−眠狂四郎のニヒリズムは本物か

 大変日本的で、虚無的であるように見えるが、根底に善意がある。まあ、ひねくれているだけですよ。日本映画の典型的な主人公のタイプですね。机竜之助は業みたいなものをもって宗教的で、次が丹下左膳、その次が眠狂四郎で、時代劇のニヒリストの中では三本指に入りますね。

 僕としてはこのシリーズを大切にしなくきゃと思ってます。これは作り方で楽しくできるのだから。時代劇の利点は現実ばなれしているところにあるのだから、野心的な映画のテクニック上の試みができる。それが視覚化ということですね。

 僕の持ち味はどちらかというと、暗いから“忍びの者シリーズ”や、その現代版みたいな“陸軍中野学校シリーズ”、そして“眠狂四郎シリーズ”のような、孤独でニヒルな性格が僕の持ち味に一番ピッタリしているのではないかと思う。俳優は誰でもいろんな役をやってみたい。しかし同時に自分でなければやれない役にもひかれるものだ。そういう意味で、狂四郎こそ最も自分にピッタリした役だと思ってます。狂四郎のマゲを赤っ茶けたものにしたのも、彼が混血であるということから僕が考えたんです。

−自分で演出してみたいと思うか

 監督はむずかしい仕事だと思うし・・・できないことはないが、自分なりの映画に託する夢を作りたいことはあるがね。

−ユニオンについてどういう考えをもっているか

 俳優協会でも二年ほど前に出て議論が出たが、そのままになっているのは、俳優という職業のむずかしさ、簡単にわりきれないものがあるからでしょう。ユニオンを作る前に、俳優がどう自分を整理しなければならないかということでしょうねえ。事務所ごとの組合じゃないんだから。

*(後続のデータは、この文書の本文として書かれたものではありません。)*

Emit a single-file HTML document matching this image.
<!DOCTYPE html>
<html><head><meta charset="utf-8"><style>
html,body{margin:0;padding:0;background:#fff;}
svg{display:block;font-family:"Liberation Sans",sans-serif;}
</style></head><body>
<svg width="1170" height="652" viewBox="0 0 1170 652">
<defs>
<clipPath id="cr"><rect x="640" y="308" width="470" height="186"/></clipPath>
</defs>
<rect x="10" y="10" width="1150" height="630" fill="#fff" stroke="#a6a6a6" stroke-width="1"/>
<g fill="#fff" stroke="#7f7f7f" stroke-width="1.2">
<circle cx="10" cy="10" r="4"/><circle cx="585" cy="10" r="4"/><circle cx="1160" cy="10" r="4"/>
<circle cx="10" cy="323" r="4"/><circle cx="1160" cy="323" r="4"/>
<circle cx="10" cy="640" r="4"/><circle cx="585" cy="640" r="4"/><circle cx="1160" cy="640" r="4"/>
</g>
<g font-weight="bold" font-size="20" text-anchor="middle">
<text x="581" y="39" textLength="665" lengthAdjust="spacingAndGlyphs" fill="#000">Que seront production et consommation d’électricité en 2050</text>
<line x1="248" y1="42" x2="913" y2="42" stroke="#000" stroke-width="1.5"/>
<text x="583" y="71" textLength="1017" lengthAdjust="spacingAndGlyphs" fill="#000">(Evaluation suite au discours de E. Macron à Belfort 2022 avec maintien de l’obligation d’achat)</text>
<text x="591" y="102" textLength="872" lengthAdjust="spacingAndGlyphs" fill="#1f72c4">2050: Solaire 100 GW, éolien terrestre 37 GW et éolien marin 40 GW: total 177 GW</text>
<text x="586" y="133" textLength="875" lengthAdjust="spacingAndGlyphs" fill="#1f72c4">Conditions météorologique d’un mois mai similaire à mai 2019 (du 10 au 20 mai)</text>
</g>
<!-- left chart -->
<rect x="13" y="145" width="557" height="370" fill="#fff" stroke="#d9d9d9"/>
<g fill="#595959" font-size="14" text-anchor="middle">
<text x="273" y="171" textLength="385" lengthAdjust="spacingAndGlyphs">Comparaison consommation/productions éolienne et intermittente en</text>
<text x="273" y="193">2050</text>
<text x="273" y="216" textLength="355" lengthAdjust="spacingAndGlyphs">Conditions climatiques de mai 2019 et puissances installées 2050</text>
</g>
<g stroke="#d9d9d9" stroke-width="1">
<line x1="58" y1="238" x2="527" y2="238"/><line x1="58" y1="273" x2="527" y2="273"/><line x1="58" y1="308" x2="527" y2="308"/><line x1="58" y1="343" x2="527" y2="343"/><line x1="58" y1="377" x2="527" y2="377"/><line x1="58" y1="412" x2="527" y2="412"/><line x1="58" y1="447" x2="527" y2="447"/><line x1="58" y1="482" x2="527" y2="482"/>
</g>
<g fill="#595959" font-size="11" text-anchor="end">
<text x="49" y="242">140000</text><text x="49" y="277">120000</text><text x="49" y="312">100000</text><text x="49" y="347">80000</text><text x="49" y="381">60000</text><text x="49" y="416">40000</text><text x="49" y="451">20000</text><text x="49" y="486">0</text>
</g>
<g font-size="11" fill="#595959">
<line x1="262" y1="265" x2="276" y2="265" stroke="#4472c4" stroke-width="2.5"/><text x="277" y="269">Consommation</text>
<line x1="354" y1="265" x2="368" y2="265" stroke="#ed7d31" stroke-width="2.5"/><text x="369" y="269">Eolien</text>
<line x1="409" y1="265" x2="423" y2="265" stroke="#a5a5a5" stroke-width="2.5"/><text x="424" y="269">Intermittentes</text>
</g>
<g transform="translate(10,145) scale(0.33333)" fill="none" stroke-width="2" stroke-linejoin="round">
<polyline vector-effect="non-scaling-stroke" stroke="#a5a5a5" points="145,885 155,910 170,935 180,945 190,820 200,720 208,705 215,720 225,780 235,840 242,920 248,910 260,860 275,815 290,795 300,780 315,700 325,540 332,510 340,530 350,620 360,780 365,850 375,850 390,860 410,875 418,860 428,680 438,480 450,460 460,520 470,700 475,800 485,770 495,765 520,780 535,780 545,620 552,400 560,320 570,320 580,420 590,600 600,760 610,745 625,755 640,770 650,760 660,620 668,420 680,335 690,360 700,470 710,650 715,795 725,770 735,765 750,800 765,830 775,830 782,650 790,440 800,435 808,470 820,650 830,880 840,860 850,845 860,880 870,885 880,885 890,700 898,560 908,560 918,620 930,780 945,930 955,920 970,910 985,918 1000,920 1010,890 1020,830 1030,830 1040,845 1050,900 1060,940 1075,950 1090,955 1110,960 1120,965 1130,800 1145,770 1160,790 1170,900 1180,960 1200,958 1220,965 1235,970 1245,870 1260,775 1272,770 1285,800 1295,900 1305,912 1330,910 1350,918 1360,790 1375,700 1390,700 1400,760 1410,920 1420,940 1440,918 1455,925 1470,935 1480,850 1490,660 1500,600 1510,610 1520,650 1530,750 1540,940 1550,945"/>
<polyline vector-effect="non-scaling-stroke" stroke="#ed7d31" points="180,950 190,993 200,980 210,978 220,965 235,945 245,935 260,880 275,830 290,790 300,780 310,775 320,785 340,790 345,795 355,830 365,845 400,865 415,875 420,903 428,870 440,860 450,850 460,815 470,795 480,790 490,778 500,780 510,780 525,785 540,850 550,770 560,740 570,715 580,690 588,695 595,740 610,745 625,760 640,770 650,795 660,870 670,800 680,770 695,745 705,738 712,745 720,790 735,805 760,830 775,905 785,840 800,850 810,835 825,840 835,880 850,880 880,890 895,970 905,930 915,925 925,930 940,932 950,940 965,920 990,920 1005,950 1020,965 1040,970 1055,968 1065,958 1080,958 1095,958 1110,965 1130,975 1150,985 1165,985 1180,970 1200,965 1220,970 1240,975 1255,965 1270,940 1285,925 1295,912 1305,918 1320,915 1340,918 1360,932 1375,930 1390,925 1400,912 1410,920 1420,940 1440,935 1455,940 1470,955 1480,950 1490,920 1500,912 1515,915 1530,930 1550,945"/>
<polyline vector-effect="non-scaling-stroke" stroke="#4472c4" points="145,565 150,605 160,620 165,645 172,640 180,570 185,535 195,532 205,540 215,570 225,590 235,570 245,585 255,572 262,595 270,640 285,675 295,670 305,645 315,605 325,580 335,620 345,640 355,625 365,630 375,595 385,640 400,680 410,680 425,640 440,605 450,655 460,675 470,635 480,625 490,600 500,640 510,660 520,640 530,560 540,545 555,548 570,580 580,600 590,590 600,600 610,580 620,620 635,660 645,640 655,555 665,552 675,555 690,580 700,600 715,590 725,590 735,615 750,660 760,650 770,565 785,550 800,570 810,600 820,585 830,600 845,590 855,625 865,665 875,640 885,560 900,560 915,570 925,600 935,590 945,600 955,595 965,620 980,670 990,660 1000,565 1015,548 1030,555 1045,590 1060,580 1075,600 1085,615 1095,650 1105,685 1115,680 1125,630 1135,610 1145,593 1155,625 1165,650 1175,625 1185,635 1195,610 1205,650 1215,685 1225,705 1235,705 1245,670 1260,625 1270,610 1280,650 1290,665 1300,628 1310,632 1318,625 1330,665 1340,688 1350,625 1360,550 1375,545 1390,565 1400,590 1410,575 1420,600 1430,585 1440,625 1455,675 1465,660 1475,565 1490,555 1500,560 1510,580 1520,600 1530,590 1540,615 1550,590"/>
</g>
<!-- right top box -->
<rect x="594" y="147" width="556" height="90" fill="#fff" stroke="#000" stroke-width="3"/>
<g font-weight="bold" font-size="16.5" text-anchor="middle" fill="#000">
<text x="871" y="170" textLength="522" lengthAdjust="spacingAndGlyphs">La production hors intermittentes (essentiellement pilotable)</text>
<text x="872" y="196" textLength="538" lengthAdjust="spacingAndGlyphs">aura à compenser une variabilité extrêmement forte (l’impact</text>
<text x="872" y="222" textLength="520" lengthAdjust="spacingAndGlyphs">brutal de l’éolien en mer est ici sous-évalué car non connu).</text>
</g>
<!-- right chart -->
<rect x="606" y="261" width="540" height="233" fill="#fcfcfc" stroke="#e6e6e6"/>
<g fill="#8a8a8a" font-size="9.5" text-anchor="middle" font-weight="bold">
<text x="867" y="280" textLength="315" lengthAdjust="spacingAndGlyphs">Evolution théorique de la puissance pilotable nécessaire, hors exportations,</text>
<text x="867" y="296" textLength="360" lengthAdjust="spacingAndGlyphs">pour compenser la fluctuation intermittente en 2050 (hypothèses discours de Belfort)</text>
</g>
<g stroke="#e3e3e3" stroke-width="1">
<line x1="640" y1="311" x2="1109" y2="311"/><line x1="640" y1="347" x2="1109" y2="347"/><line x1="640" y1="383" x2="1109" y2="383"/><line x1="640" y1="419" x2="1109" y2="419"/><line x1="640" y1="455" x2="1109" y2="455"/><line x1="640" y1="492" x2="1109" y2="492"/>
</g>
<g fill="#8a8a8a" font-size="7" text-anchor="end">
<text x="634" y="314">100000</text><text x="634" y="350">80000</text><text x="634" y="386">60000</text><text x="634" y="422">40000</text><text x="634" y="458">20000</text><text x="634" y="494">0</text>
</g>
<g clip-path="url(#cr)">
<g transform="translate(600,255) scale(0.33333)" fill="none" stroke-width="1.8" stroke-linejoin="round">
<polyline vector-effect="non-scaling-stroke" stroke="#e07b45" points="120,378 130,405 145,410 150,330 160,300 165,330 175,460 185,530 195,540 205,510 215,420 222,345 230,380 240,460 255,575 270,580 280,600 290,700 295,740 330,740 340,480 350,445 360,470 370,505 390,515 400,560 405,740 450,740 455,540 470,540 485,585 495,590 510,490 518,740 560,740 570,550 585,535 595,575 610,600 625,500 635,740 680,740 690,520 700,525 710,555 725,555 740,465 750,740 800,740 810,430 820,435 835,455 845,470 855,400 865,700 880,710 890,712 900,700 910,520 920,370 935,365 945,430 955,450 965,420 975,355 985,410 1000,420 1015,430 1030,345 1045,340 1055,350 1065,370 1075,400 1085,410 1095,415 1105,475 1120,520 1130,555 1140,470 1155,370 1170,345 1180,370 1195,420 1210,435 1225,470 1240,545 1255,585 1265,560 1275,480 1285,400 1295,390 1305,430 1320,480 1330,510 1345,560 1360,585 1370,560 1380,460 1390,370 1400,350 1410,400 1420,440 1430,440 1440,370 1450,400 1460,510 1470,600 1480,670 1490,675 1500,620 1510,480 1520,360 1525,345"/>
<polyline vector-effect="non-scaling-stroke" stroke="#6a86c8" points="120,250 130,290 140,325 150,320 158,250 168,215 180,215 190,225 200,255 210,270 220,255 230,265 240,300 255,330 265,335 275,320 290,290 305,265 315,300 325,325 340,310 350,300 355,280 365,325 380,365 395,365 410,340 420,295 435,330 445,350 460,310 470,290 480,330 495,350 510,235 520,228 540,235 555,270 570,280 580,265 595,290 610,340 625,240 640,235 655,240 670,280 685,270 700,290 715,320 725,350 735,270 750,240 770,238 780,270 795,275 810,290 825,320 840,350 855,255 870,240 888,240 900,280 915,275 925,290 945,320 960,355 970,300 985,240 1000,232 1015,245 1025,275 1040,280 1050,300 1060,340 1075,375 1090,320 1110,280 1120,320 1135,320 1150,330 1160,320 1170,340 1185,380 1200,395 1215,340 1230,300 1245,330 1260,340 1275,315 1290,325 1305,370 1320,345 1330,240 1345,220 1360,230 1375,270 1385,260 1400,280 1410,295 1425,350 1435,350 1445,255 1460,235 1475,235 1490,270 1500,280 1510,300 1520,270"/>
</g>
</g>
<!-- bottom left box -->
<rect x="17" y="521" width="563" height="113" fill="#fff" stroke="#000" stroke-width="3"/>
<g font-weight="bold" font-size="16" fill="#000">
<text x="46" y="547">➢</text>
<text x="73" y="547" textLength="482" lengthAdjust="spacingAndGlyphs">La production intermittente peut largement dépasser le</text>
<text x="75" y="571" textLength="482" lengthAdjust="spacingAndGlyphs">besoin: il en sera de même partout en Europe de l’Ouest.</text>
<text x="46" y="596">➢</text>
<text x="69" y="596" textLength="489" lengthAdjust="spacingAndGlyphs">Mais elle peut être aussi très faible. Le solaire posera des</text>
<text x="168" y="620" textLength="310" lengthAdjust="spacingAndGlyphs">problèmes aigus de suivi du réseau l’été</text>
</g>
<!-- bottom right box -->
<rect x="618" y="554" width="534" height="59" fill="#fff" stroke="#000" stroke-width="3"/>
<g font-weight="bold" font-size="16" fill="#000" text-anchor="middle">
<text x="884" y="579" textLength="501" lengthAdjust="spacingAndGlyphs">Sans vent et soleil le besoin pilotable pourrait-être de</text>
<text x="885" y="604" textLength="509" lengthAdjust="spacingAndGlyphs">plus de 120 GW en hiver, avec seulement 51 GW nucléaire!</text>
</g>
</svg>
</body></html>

 テレビの再映問題でも宙に浮いているでしょ。協会がしっかりしていれば、協会に積み立てることができるが、それぞれ利害が相反するのでできない状態でしょ。

 錦之助君の作ったものについても、京都の地労委から「組合は認めるが、ある人について疑義がある」という意見がついていた。これは錦之助君のことなんです。彼のような高額所得者と、大部屋の俳優さんたちとが同一の資格ということは、ちょっと認められないでしょう。

 ユニオンを作るということは必要なことではあるが、自分のことを考えていたらできないですね。献身的に俳優という職業を確立するためにやる、キリスト的な人間が出てこないとできませんね。

 労働者になるということは、言葉のアヤだが、第一線で活躍する人は労働者意識はないと思うし、あlっては進歩発展がないですよ。